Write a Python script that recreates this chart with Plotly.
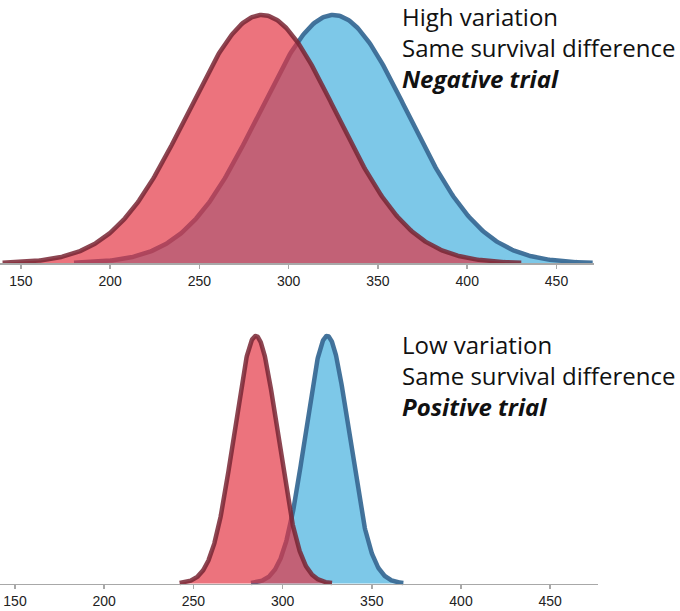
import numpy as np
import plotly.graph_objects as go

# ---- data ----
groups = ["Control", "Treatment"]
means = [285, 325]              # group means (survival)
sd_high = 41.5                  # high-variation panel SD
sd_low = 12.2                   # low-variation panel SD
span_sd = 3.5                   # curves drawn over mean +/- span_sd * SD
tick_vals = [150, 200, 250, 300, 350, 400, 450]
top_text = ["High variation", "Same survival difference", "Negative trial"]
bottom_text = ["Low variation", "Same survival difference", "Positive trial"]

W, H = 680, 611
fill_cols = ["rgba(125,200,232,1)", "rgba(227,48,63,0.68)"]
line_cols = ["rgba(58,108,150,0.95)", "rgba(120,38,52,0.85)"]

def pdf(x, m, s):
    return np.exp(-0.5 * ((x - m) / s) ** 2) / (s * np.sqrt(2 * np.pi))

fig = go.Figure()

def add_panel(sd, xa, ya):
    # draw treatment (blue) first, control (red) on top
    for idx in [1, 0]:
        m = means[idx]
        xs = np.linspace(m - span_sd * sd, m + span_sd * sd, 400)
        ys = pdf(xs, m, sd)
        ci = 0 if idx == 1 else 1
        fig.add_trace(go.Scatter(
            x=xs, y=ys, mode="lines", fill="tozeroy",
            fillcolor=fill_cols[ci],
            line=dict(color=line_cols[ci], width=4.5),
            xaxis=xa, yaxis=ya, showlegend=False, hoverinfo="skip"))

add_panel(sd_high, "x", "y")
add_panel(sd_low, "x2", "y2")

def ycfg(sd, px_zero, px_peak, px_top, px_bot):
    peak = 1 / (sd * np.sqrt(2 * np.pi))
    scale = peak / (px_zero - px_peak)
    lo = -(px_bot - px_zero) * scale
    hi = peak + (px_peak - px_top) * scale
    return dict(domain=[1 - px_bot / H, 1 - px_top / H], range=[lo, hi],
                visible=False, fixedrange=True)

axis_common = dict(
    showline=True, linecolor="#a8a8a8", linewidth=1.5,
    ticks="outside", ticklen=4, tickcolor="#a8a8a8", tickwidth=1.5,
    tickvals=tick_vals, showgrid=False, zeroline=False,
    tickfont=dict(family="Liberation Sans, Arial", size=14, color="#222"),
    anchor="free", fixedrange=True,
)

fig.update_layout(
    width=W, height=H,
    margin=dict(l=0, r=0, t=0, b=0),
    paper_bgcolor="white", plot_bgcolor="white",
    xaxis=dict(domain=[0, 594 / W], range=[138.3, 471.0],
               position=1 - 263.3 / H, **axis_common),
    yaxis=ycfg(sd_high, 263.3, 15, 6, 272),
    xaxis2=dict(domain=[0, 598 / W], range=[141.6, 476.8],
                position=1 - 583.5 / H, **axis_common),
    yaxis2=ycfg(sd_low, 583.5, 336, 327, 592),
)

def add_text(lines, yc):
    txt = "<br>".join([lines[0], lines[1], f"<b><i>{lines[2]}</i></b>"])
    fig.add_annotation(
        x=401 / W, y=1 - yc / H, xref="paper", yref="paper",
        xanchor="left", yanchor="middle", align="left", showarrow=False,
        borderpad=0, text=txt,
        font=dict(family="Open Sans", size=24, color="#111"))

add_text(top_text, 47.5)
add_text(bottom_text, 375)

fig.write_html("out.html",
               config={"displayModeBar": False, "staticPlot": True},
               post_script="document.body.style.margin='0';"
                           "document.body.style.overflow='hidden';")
+-------+
Problem. Give all the lines above again, character for character, without pictures.

Exercise output.
Write a Python script that recreates this chart with Plotly.
import numpy as np
import plotly.graph_objects as go

# ---- data ----
groups = ["Control", "Treatment"]
means = [285, 325]              # group means (survival)
sd_high = 41.5                  # high-variation panel SD
sd_low = 12.2                   # low-variation panel SD
span_sd = 3.5                   # curves drawn over mean +/- span_sd * SD
tick_vals = [150, 200, 250, 300, 350, 400, 450]
top_text = ["High variation", "Same survival difference", "Negative trial"]
bottom_text = ["Low variation", "Same survival difference", "Positive trial"]

W, H = 680, 611
fill_cols = ["rgba(125,200,232,1)", "rgba(227,48,63,0.68)"]
line_cols = ["rgba(58,108,150,0.95)", "rgba(120,38,52,0.85)"]

def pdf(x, m, s):
    return np.exp(-0.5 * ((x - m) / s) ** 2) / (s * np.sqrt(2 * np.pi))

fig = go.Figure()

def add_panel(sd, xa, ya):
    # draw treatment (blue) first, control (red) on top
    for idx in [1, 0]:
        m = means[idx]
        xs = np.linspace(m - span_sd * sd, m + span_sd * sd, 400)
        ys = pdf(xs, m, sd)
        ci = 0 if idx == 1 else 1
        fig.add_trace(go.Scatter(
            x=xs, y=ys, mode="lines", fill="tozeroy",
            fillcolor=fill_cols[ci],
            line=dict(color=line_cols[ci], width=4.5),
            xaxis=xa, yaxis=ya, showlegend=False, hoverinfo="skip"))

add_panel(sd_high, "x", "y")
add_panel(sd_low, "x2", "y2")

def ycfg(sd, px_zero, px_peak, px_top, px_bot):
    peak = 1 / (sd * np.sqrt(2 * np.pi))
    scale = peak / (px_zero - px_peak)
    lo = -(px_bot - px_zero) * scale
    hi = peak + (px_peak - px_top) * scale
    return dict(domain=[1 - px_bot / H, 1 - px_top / H], range=[lo, hi],
                visible=False, fixedrange=True)

axis_common = dict(
    showline=True, linecolor="#a8a8a8", linewidth=1.5,
    ticks="outside", ticklen=4, tickcolor="#a8a8a8", tickwidth=1.5,
    tickvals=tick_vals, showgrid=False, zeroline=False,
    tickfont=dict(family="Liberation Sans, Arial", size=14, color="#222"),
    anchor="free", fixedrange=True,
)

fig.update_layout(
    width=W, height=H,
    margin=dict(l=0, r=0, t=0, b=0),
    paper_bgcolor="white", plot_bgcolor="white",
    xaxis=dict(domain=[0, 594 / W], range=[138.3, 471.0],
               position=1 - 263.3 / H, **axis_common),
    yaxis=ycfg(sd_high, 263.3, 15, 6, 272),
    xaxis2=dict(domain=[0, 598 / W], range=[141.6, 476.8],
                position=1 - 583.5 / H, **axis_common),
    yaxis2=ycfg(sd_low, 583.5, 336, 327, 592),
)

def add_text(lines, yc):
    txt = "<br>".join([lines[0], lines[1], f"<b><i>{lines[2]}</i></b>"])
    fig.add_annotation(
        x=401 / W, y=1 - yc / H, xref="paper", yref="paper",
        xanchor="left", yanchor="middle", align="left", showarrow=False,
        borderpad=0, text=txt,
        font=dict(family="Open Sans", size=24, color="#111"))

add_text(top_text, 47.5)
add_text(bottom_text, 375)

fig.write_html("out.html",
               config={"displayModeBar": False, "staticPlot": True},
               post_script="document.body.style.margin='0';"
                           "document.body.style.overflow='hidden';")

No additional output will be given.